• **Materials provided**:
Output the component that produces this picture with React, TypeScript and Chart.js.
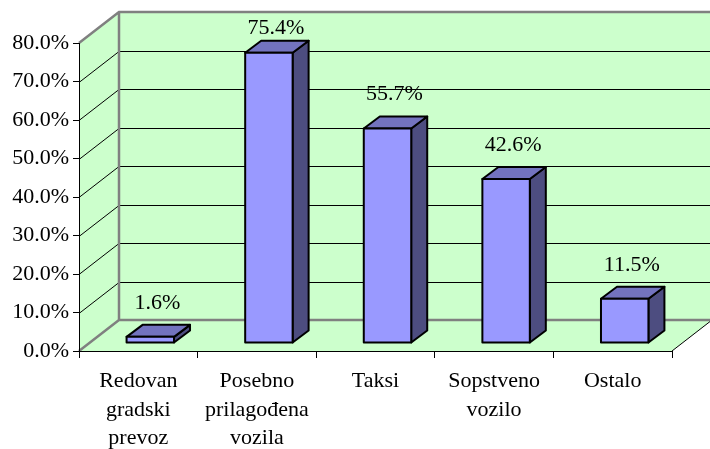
import React, { useEffect, useRef } from "react";
import { Chart, registerables } from "chart.js";

Chart.register(...registerables);

const categories: string[][] = [
  ["Redovan", "gradski", "prevoz"],
  ["Posebno", "prilagođena", "vozila"],
  ["Taksi"],
  ["Sopstveno", "vozilo"],
  ["Ostalo"],
];
const values: number[] = [1.6, 75.4, 55.7, 42.6, 11.5];
const yTicks: number[] = [0, 10, 20, 30, 40, 50, 60, 70, 80];

const FONT = "'Liberation Serif', 'Times New Roman', serif";
// wall depth offsets
const DX = 40;
const DY = -31;
// bar placement inside depth
const BOX = 12;
const BOY = -8;
const BDX = 16;
const BDY = -12;

const wallsPlugin = {
  id: "walls3d",
  beforeDraw(chart: any) {
    const { ctx, chartArea, scales } = chart;
    const { left, right, top, bottom } = chartArea;
    const W = chart.width + 60;
    const y = scales.y;
    ctx.save();
    ctx.fillStyle = "#CCFFCC";
    // back wall
    ctx.fillRect(left + DX, top + DY, W - (left + DX), bottom - top);
    // side wall
    ctx.beginPath();
    ctx.moveTo(left, top);
    ctx.lineTo(left + DX, top + DY);
    ctx.lineTo(left + DX, bottom + DY);
    ctx.lineTo(left, bottom);
    ctx.closePath();
    ctx.fill();
    // floor
    ctx.beginPath();
    ctx.moveTo(left, bottom);
    ctx.lineTo(right, bottom);
    ctx.lineTo(right + DX, bottom + DY);
    ctx.lineTo(left + DX, bottom + DY);
    ctx.closePath();
    ctx.fill();

    // gridlines
    ctx.strokeStyle = "#000";
    ctx.lineWidth = 1;
    yTicks.forEach((v) => {
      if (v === yTicks[0] || v === yTicks[yTicks.length - 1]) return;
      const py = Math.round(y.getPixelForValue(v)) + 0.5;
      ctx.beginPath();
      ctx.moveTo(left + DX, py + DY);
      ctx.lineTo(W, py + DY);
      ctx.stroke();
      ctx.beginPath();
      ctx.moveTo(left, py);
      ctx.lineTo(left + DX, py + DY);
      ctx.stroke();
    });

    // gray wall edges
    ctx.strokeStyle = "#808080";
    ctx.lineWidth = 2.5;
    ctx.beginPath();
    ctx.moveTo(left, top);
    ctx.lineTo(left + DX, top + DY);
    ctx.lineTo(W, top + DY);
    ctx.moveTo(left + DX, top + DY);
    ctx.lineTo(left + DX, bottom + DY);
    ctx.lineTo(W, bottom + DY);
    ctx.moveTo(left, bottom);
    ctx.lineTo(left + DX, bottom + DY);
    ctx.stroke();

    // floor right edge
    ctx.strokeStyle = "#000";
    ctx.lineWidth = 1;
    ctx.beginPath();
    ctx.moveTo(right, bottom);
    ctx.lineTo(right + DX, bottom + DY);
    ctx.stroke();
    ctx.restore();
  },
  afterDatasetsDraw(chart: any) {
    const { ctx } = chart;
    const meta = chart.getDatasetMeta(0);
    ctx.save();
    ctx.lineWidth = 2;
    ctx.lineJoin = "round";
    ctx.strokeStyle = "#000";
    meta.data.forEach((bar: any, i: number) => {
      const p = bar.getProps(["x", "y", "base", "width"], true);
      const L = p.x - p.width / 2 + BOX;
      const R = p.x + p.width / 2 + BOX;
      const T = p.y + BOY;
      const B = p.base + BOY;
      // side
      ctx.fillStyle = "#4D4D80";
      ctx.beginPath();
      ctx.moveTo(R, T);
      ctx.lineTo(R + BDX, T + BDY);
      ctx.lineTo(R + BDX, B + BDY);
      ctx.lineTo(R, B);
      ctx.closePath();
      ctx.fill();
      ctx.stroke();
      // top
      ctx.fillStyle = "#7373BF";
      ctx.beginPath();
      ctx.moveTo(L, T);
      ctx.lineTo(L + BDX, T + BDY);
      ctx.lineTo(R + BDX, T + BDY);
      ctx.lineTo(R, T);
      ctx.closePath();
      ctx.fill();
      ctx.stroke();
      // front
      ctx.fillStyle = "#9999FF";
      ctx.beginPath();
      ctx.rect(L, T, R - L, B - T);
      ctx.fill();
      ctx.stroke();

      // label
      ctx.fillStyle = "#000";
      ctx.font = `22px ${FONT}`;
      ctx.textAlign = "center";
      ctx.textBaseline = "middle";
      const text = values[i].toFixed(1) + "%";
      ctx.fillText(text, p.x + BOX + 7, Math.max(T - 34, 28));
    });
    ctx.restore();
  },
};

export default function App() {
  const ref = useRef<HTMLCanvasElement | null>(null);
  useEffect(() => {
    if (!ref.current) return;
    const chart = new Chart(ref.current, {
      type: "bar",
      data: {
        labels: categories,
        datasets: [
          {
            data: values,
            backgroundColor: "rgba(0,0,0,0)",
            borderWidth: 0,
            categoryPercentage: 1,
            barPercentage: 0.4,
          },
        ],
      },
      options: {
        responsive: false,
        animation: false,
        devicePixelRatio: 1,
        layout: { padding: { top: 43, right: 38, left: 0, bottom: 0 } },
        plugins: { legend: { display: false }, tooltip: { enabled: false } },
        scales: {
          x: {
            afterFit(scale: any) {
              scale.height = 98;
            },
            grid: {
              offset: true,
              drawOnChartArea: false,
              drawTicks: true,
              tickLength: 7,
              color: "#000",
            },
            border: { display: true, color: "#000", width: 1 },
            ticks: {
              color: "#000",
              padding: 9,
              maxRotation: 0,
              autoSkip: false,
              font: { family: FONT, size: 22, lineHeight: 1.3 },
            },
          },
          y: {
            min: 0,
            max: 80,
            afterFit(scale: any) {
              scale.width = 79;
            },
            afterBuildTicks(scale: any) {
              scale.ticks = yTicks.map((v) => ({ value: v }));
            },
            grid: {
              drawOnChartArea: false,
              drawTicks: true,
              tickLength: 6,
              color: "#000",
            },
            border: { display: true, color: "#000", width: 1 },
            ticks: {
              color: "#000",
              padding: 4,
              font: { family: FONT, size: 22 },
              callback: (v: any) => Number(v).toFixed(1) + "%",
            },
          },
        },
      },
      plugins: [wallsPlugin],
    });
    return () => chart.destroy();
  }, []);
  return (
    <div style={{ position: "absolute", left: 0, top: 0, width: 710, height: 449, background: "#fff" }}>
      <canvas ref={ref} width={710} height={449} />
    </div>
  );
}
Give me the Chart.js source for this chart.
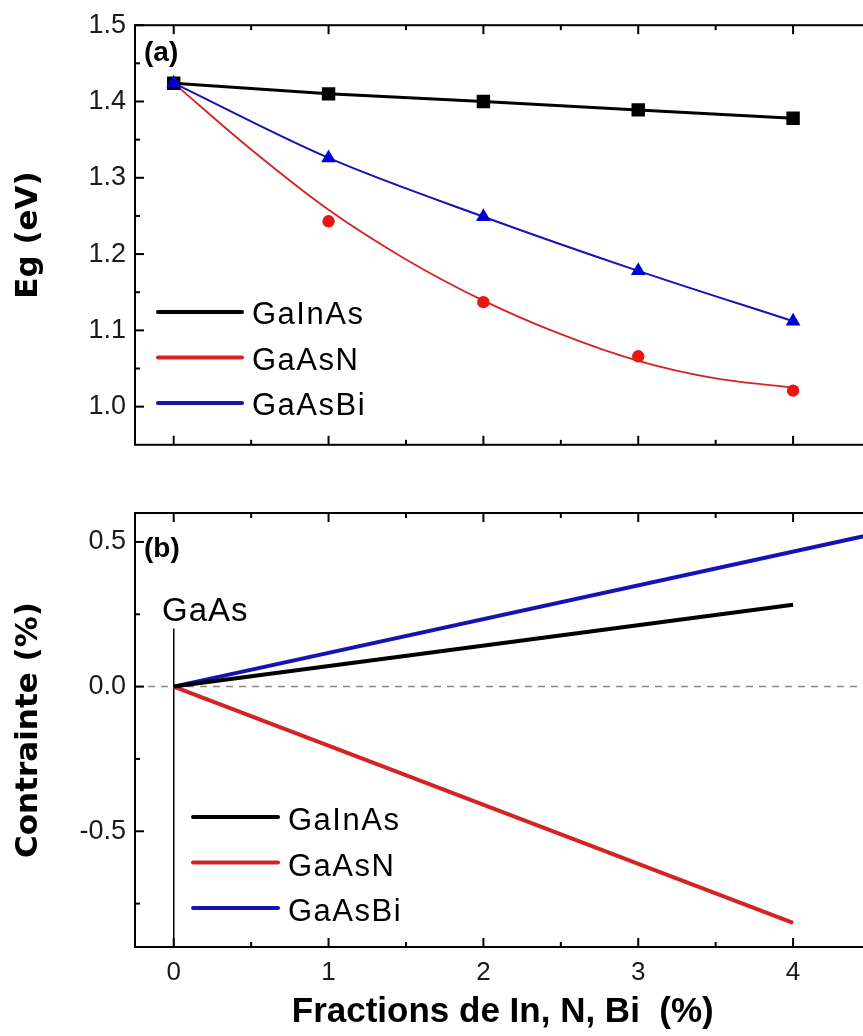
<!DOCTYPE html>
<html><head><meta charset="utf-8">
<script src="https://cdn.jsdelivr.net/npm/chart.js@4.4.1/dist/chart.umd.min.js"></script>
<style>
html,body{margin:0;padding:0;background:#fff;overflow:hidden;width:863px;height:1036px;}
#w1{position:absolute;left:0;top:0;width:880px;height:470px;}
#w2{position:absolute;left:0;top:470px;width:880px;height:566px;}
</style></head><body>
<div id="w1"><canvas id="c1"></canvas></div>
<div id="w2"><canvas id="c2"></canvas></div>
<script>
// ---- data ----
const fractions = [0, 1, 2, 3, 4];
const egGaInAs = [1.424, 1.410, 1.400, 1.389, 1.378];
const egGaAsN  = [1.424, 1.243, 1.137, 1.066, 1.021];
const egGaAsBi = [1.424, 1.326, 1.249, 1.178, 1.112];
const fitGaAsNX = [0, 0.5, 1, 1.5, 2, 2.5, 3, 3.5, 4];
const fitGaAsNY = [1.424, 1.337, 1.258, 1.193, 1.139, 1.095, 1.060, 1.037, 1.025];
const strainX = [0, 4];
const strainGaInAs = [0, 0.283];
const strainGaAsN  = [0, -0.817];
const strainBiX = [0, 4.5];
const strainGaAsBi = [0, 0.525];
const zeroLineX = [-0.25, 4.5];
const zeroLineY = [0, 0];
const gaasLineX = [0, 0];
const gaasLineY = [0.2, -0.9];
const seriesNames = ['GaInAs', 'GaAsN', 'GaAsBi'];
const xMajorTicks = [0, 1, 2, 3, 4];
const xMinorTicks = [0.5, 1.5, 2.5, 3.5];
const egMajorTicks = [1.0, 1.1, 1.2, 1.3, 1.4, 1.5];
const egMinorTicks = [1.05, 1.15, 1.25, 1.35, 1.45];
const strainMajorTicks = [-0.5, 0.0, 0.5];
const strainMinorTicks = [-0.75, -0.25, 0.25];

const pts = (xs, ys) => xs.map((x, i) => ({x, y: ys[i]}));
const C_BLACK = '#000000', C_RED = '#d42323', C_RED_M = '#ee1414', C_BLUE = '#1414b4', C_BLUE_M = '#0000d8';
const seriesColors = [C_BLACK, C_RED, C_BLUE];
const SANS = "'Liberation Sans', Arial, sans-serif";

const framePlugin = {
  id: 'frameTicks',
  afterDatasetsDraw(chart, args, o) {
    const {ctx, chartArea: a, scales: {x, y}} = chart;
    ctx.save();
    ctx.strokeStyle = '#000';
    ctx.lineWidth = 2;
    const ln = (x1, y1, x2, y2) => { ctx.beginPath(); ctx.moveTo(x1, y1); ctx.lineTo(x2, y2); ctx.stroke(); };
    ctx.strokeRect(a.left, a.top, a.right - a.left, a.bottom - a.top);
    o.xMajor.forEach(v => { const p = x.getPixelForValue(v); ln(p, a.bottom, p, a.bottom - 9); ln(p, a.top, p, a.top + 9); });
    o.xMinor.forEach(v => { const p = x.getPixelForValue(v); ln(p, a.bottom, p, a.bottom - 5); ln(p, a.top, p, a.top + 5); });
    o.yMajor.forEach(v => { const p = y.getPixelForValue(v); ln(a.left, p, a.left + 9, p); });
    o.yMinor.forEach(v => { const p = y.getPixelForValue(v); ln(a.left, p, a.left + 5, p); });
    ctx.restore();
  }
};

const legendPlugin = {
  id: 'lineLegend',
  afterDraw(chart, args, o) {
    const ctx = chart.ctx;
    ctx.save();
    if ('letterSpacing' in ctx) ctx.letterSpacing = o.spacing + 'px';
    ctx.textBaseline = 'alphabetic';
    ctx.textAlign = 'left';
    seriesNames.forEach((name, i) => {
      const yy = o.y + i * o.dy;
      ctx.strokeStyle = seriesColors[i];
      ctx.lineWidth = 4;
      ctx.lineCap = 'round';
      ctx.beginPath(); ctx.moveTo(o.x, yy); ctx.lineTo(o.x + o.len, yy); ctx.stroke();
      ctx.fillStyle = '#000';
      ctx.font = o.font;
      ctx.fillText(name, o.x + o.len + o.gap, yy + o.base);
    });
    (o.texts || []).forEach(t => {
      ctx.font = t.font; ctx.fillStyle = '#000';
      if ('letterSpacing' in ctx) ctx.letterSpacing = (t.spacing || 0) + 'px';
      ctx.fillText(t.text, t.x, t.y);
    });
    ctx.restore();
  }
};

function yScale(min, max, ticks, title, fmt) {
  return {
    type: 'linear', min, max,
    afterFit: s => { s.width = 135; },
    afterBuildTicks: s => { s.ticks = ticks.map(v => ({value: v})); },
    grid: {display: false, drawTicks: false, tickLength: 0},
    border: {display: false},
    ticks: {padding: 9, color: '#1a1a1a', font: {family: SANS, size: 27}, callback: v => fmt(v)},
    title: {display: true, text: title, color: '#000', padding: {top: 10, bottom: 0},
            font: {family: "'DejaVu Sans', sans-serif", weight: 'bold', size: 31}}
  };
}

Chart.defaults.animation = false;
Chart.defaults.font.family = SANS;

new Chart(document.getElementById('c1'), {
  type: 'scatter',
  data: {
    datasets: [
      {label: 'GaAsBi', order: 0, data: pts(fractions, egGaAsBi), showLine: true, borderColor: C_BLUE, backgroundColor: C_BLUE_M,
       borderWidth: 2, cubicInterpolationMode: 'monotone', pointStyle: 'triangle', pointRadius: 8.5, pointBorderWidth: 0},
      {label: 'GaInAs', order: 1, data: pts(fractions, egGaInAs), showLine: true, borderColor: C_BLACK, backgroundColor: C_BLACK,
       borderWidth: 3, pointStyle: 'rect', pointRadius: 9.5, pointBorderWidth: 0},
      {label: 'GaAsN', order: 2, data: pts(fractions, egGaAsN), showLine: false, borderColor: C_RED_M, backgroundColor: C_RED_M,
       pointStyle: 'circle', pointRadius: 6.2, pointBorderWidth: 0},
      {label: 'GaAsN fit', order: 3, data: pts(fitGaAsNX, fitGaAsNY), showLine: true, borderColor: C_RED, borderWidth: 1.8,
       cubicInterpolationMode: 'monotone', pointRadius: 0}
    ]
  },
  options: {
    responsive: true, maintainAspectRatio: false,
    layout: {padding: {left: 0, top: 19, right: 9.5, bottom: 19}},
    plugins: {
      legend: {display: false}, tooltip: {enabled: false},
      frameTicks: {xMajor: xMajorTicks, xMinor: xMinorTicks, yMajor: egMajorTicks, yMinor: egMinorTicks},
      lineLegend: {x: 158, y: 312, dy: 45.5, len: 84, gap: 10, base: 12, spacing: 1.5, font: '31px ' + SANS,
        texts: [{text: '(a)', x: 144, y: 61, font: 'bold 28px ' + SANS}]}
    },
    scales: {
      x: {type: 'linear', min: -0.25, max: 4.5, display: false},
      y: yScale(0.95, 1.5, egMajorTicks, 'Eg (eV)', v => v.toFixed(1))
    }
  },
  plugins: [framePlugin, legendPlugin]
});

new Chart(document.getElementById('c2'), {
  type: 'scatter',
  data: {
    datasets: [
      {label: 'GaInAs', data: pts(strainX, strainGaInAs), showLine: true, borderColor: C_BLACK, borderWidth: 4, pointRadius: 0},
      {label: 'GaAsN', data: pts(strainX, strainGaAsN), showLine: true, borderColor: C_RED, borderWidth: 4, pointRadius: 0},
      {label: 'GaAsBi', data: pts(strainBiX, strainGaAsBi), showLine: true, borderColor: C_BLUE, borderWidth: 4, pointRadius: 0},
      {label: 'zero', data: pts(zeroLineX, zeroLineY), showLine: true, borderColor: '#888', borderWidth: 1.5, borderDash: [7, 6], pointRadius: 0},
      {label: 'GaAs', data: pts(gaasLineX, gaasLineY), showLine: true, borderColor: '#000', borderWidth: 1, pointRadius: 0}
    ]
  },
  options: {
    responsive: true, maintainAspectRatio: false,
    layout: {padding: {left: 0, top: 43, right: 9.5, bottom: 0}},
    plugins: {
      legend: {display: false}, tooltip: {enabled: false},
      frameTicks: {xMajor: xMajorTicks, xMinor: xMinorTicks, yMajor: strainMajorTicks, yMinor: strainMinorTicks},
      lineLegend: {x: 193, y: 347, dy: 45.5, len: 85, gap: 10, base: 13, spacing: 1.5, font: '31px ' + SANS,
        texts: [{text: '(b)', x: 144, y: 87, font: 'bold 28px ' + SANS},
                {text: 'GaAs', x: 162, y: 151, font: '33px ' + SANS, spacing: 1}]}
    },
    scales: {
      x: {type: 'linear', min: -0.25, max: 4.5,
          afterFit: s => { s.height = 89; },
          afterBuildTicks: s => { s.ticks = xMajorTicks.map(v => ({value: v})); },
          grid: {display: false, drawTicks: false, tickLength: 0},
          border: {display: false},
          ticks: {padding: 10, color: '#1a1a1a', font: {family: SANS, size: 26}, callback: v => String(v)},
          title: {display: true, text: 'Fractions de In, N, Bi  (%)', color: '#000', padding: {top: 0, bottom: 3},
                  font: {family: SANS, weight: 'bold', size: 35}}},
      y: yScale(-0.9, 0.6, strainMajorTicks, 'Contrainte (%)', v => v.toFixed(1))
    }
  },
  plugins: [framePlugin, legendPlugin]
});
</script>
</body></html>
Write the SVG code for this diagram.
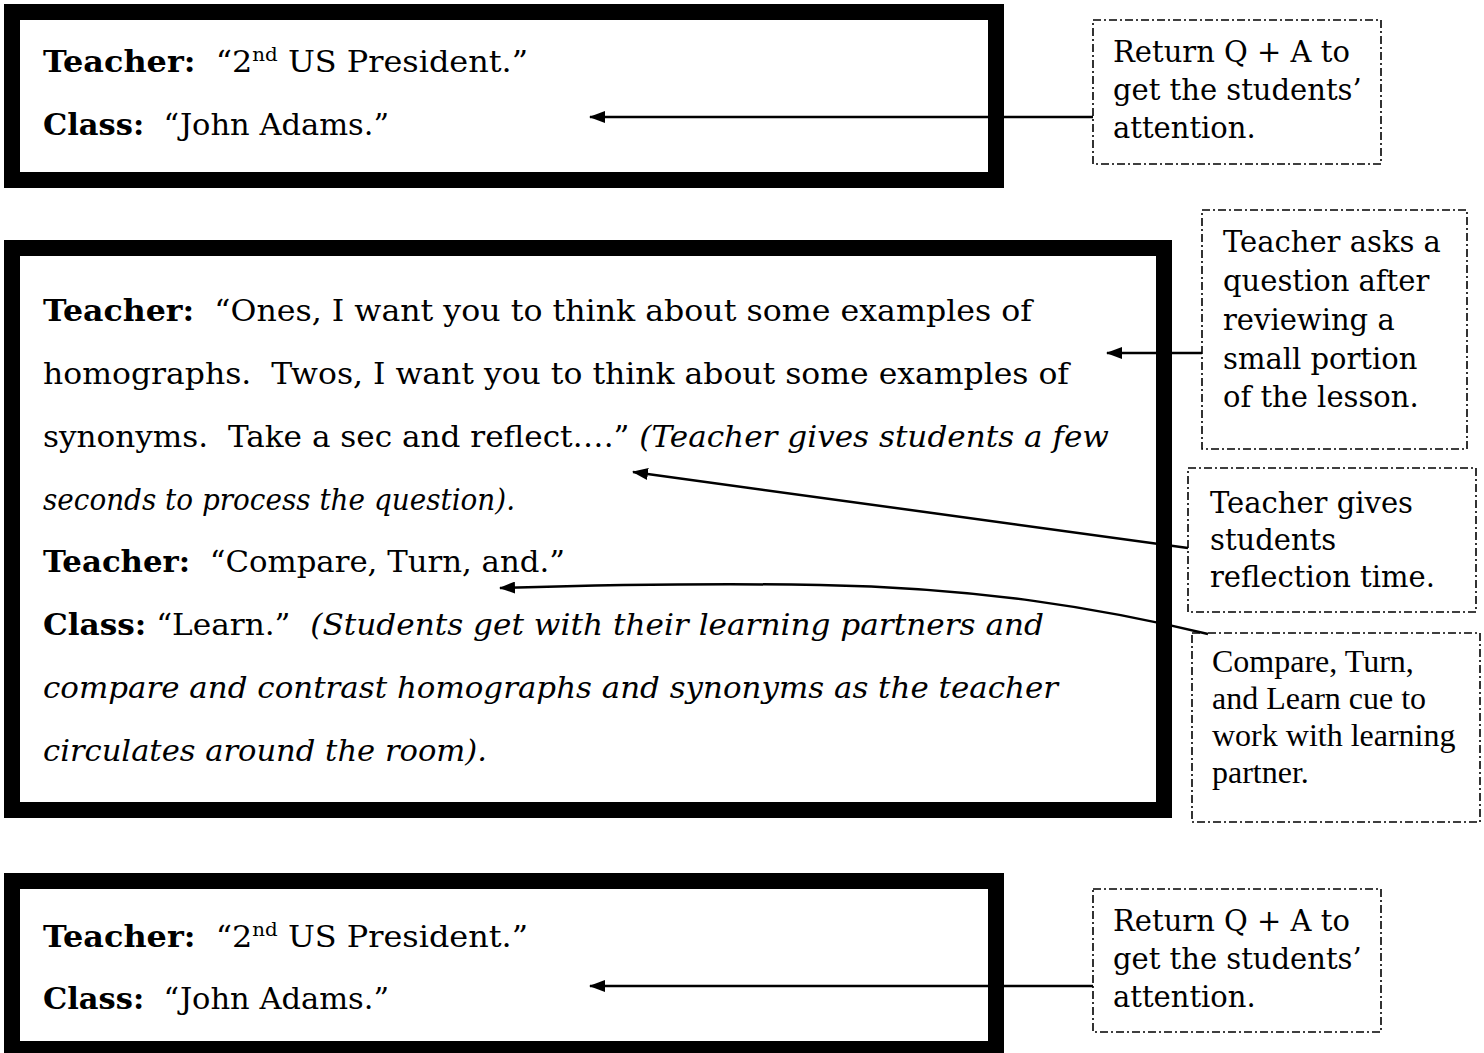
<svg xmlns="http://www.w3.org/2000/svg" width="1484" height="1053" viewBox="0 0 1484 1053" xml:space="preserve">
<defs>
<style>
text{white-space:pre}
.frame{fill:none;stroke:#000;stroke-width:16}
.call{fill:#fff;stroke:#000;stroke-width:1.6;stroke-dasharray:8 3 2 3}
.t{font-family:"DejaVu Serif","Liberation Serif",serif;font-size:30px;fill:#000}
.t1{font-family:"DejaVu Serif","Liberation Serif",serif;font-size:29px;fill:#000}
.c{font-family:"DejaVu Serif","Liberation Serif",serif;font-size:29px;fill:#000}
.c4{font-family:"Liberation Serif",serif;font-size:32px;fill:#000}
.b{font-weight:bold}
.i{font-style:italic}
.sup{font-size:18px}
.arr{fill:none;stroke:#000;stroke-width:2.5;marker-end:url(#ah)}
</style>
<marker id="ah" viewBox="0 0 16 12" refX="15" refY="6" markerUnits="userSpaceOnUse" markerWidth="16" markerHeight="12" orient="auto">
<path d="M0,0 L16,6 L0,12 z" fill="#000"/>
</marker>
</defs>
<rect width="1484" height="1053" fill="#fff"/>

<g id="box1">
<rect class="frame" x="12" y="12" width="984" height="168"/>
<text class="t1" x="43" y="72" textLength="485" lengthAdjust="spacingAndGlyphs"><tspan class="b">Teacher:</tspan>  “2<tspan class="sup" dy="-11">nd</tspan><tspan dy="11"> US President.”</tspan></text>
<text class="t1" x="43" y="135" textLength="346" lengthAdjust="spacingAndGlyphs"><tspan class="b">Class:</tspan>  “John Adams.”</text>
</g>

<g id="box2">
<rect class="frame" x="12" y="248" width="1152" height="562"/>
<text class="t" x="43" y="321" textLength="989" lengthAdjust="spacingAndGlyphs"><tspan class="b">Teacher:</tspan>  “Ones, I want you to think about some examples of</text>
<text class="t" x="43" y="384" textLength="1026" lengthAdjust="spacingAndGlyphs">homographs.  Twos, I want you to think about some examples of</text>
<text class="t" x="43" y="447" textLength="1066" lengthAdjust="spacingAndGlyphs">synonyms.  Take a sec and reflect….” <tspan class="i">(Teacher gives students a few</tspan></text>
<text class="t i" x="43" y="510" textLength="472" lengthAdjust="spacingAndGlyphs">seconds to process the question).</text>
<text class="t" x="43" y="572" textLength="522" lengthAdjust="spacingAndGlyphs"><tspan class="b">Teacher:</tspan>  “Compare, Turn, and.”</text>
<text class="t" x="43" y="635" textLength="1001" lengthAdjust="spacingAndGlyphs"><tspan class="b">Class:</tspan> “Learn.”  <tspan class="i">(Students get with their learning partners and</tspan></text>
<text class="t i" x="43" y="698" textLength="1015" lengthAdjust="spacingAndGlyphs">compare and contrast homographs and synonyms as the teacher</text>
<text class="t i" x="43" y="761" textLength="444" lengthAdjust="spacingAndGlyphs">circulates around the room).</text>
</g>

<g id="box3">
<rect class="frame" x="12" y="881" width="984" height="168"/>
<text class="t1" x="43" y="947" textLength="485" lengthAdjust="spacingAndGlyphs"><tspan class="b">Teacher:</tspan>  “2<tspan class="sup" dy="-11">nd</tspan><tspan dy="11"> US President.”</tspan></text>
<text class="t1" x="43" y="1009" textLength="346" lengthAdjust="spacingAndGlyphs"><tspan class="b">Class:</tspan>  “John Adams.”</text>
</g>

<g id="note1">
<rect class="call" x="1093" y="20" width="288" height="144"/>
<text class="c" x="1113" y="62">Return Q + A to</text>
<text class="c" x="1113" y="100">get the students’</text>
<text class="c" x="1113" y="138">attention.</text>
</g>

<g id="note2">
<rect class="call" x="1202" y="210" width="265" height="239"/>
<text class="c" x="1223" y="252">Teacher asks a</text>
<text class="c" x="1223" y="291">question after</text>
<text class="c" x="1223" y="330">reviewing a</text>
<text class="c" x="1223" y="369">small portion</text>
<text class="c" x="1223" y="407">of the lesson.</text>
</g>

<g id="note3">
<rect class="call" x="1188" y="468" width="288" height="144"/>
<text class="c" x="1210" y="513">Teacher gives</text>
<text class="c" x="1210" y="550">students</text>
<text class="c" x="1210" y="587">reflection time.</text>
</g>

<g id="note4">
<rect class="call" x="1192" y="633" width="288" height="189"/>
<text class="c4" x="1212" y="672">Compare, Turn,</text>
<text class="c4" x="1212" y="709">and Learn cue to</text>
<text class="c4" x="1212" y="746">work with learning</text>
<text class="c4" x="1212" y="783">partner.</text>
</g>

<g id="note5">
<rect class="call" x="1093" y="889" width="288" height="143"/>
<text class="c" x="1113" y="931">Return Q + A to</text>
<text class="c" x="1113" y="969">get the students’</text>
<text class="c" x="1113" y="1007">attention.</text>
</g>

<g id="connectors">
<path class="arr" d="M1093,117 L590,117"/>
<path class="arr" d="M1202,353 L1107,353"/>
<path class="arr" d="M1188,548 L633,472"/>
<path class="arr" d="M1208,634 C1100,608 980,588 820,585 C700,583 600,585 500,588"/>
<path class="arr" d="M1093,986 L590,986"/>
</g>
</svg>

• **Task brief**: Above are the records; repeat their lines from the first through the line containing "Chart.register(...registerables);", and leave out each picture.

• **Final result**:
Output the component that produces this picture with React, TypeScript and Chart.js.
import React, { useEffect, useRef } from "react";
import { Chart, registerables } from "chart.js";

Chart.register(...registerables);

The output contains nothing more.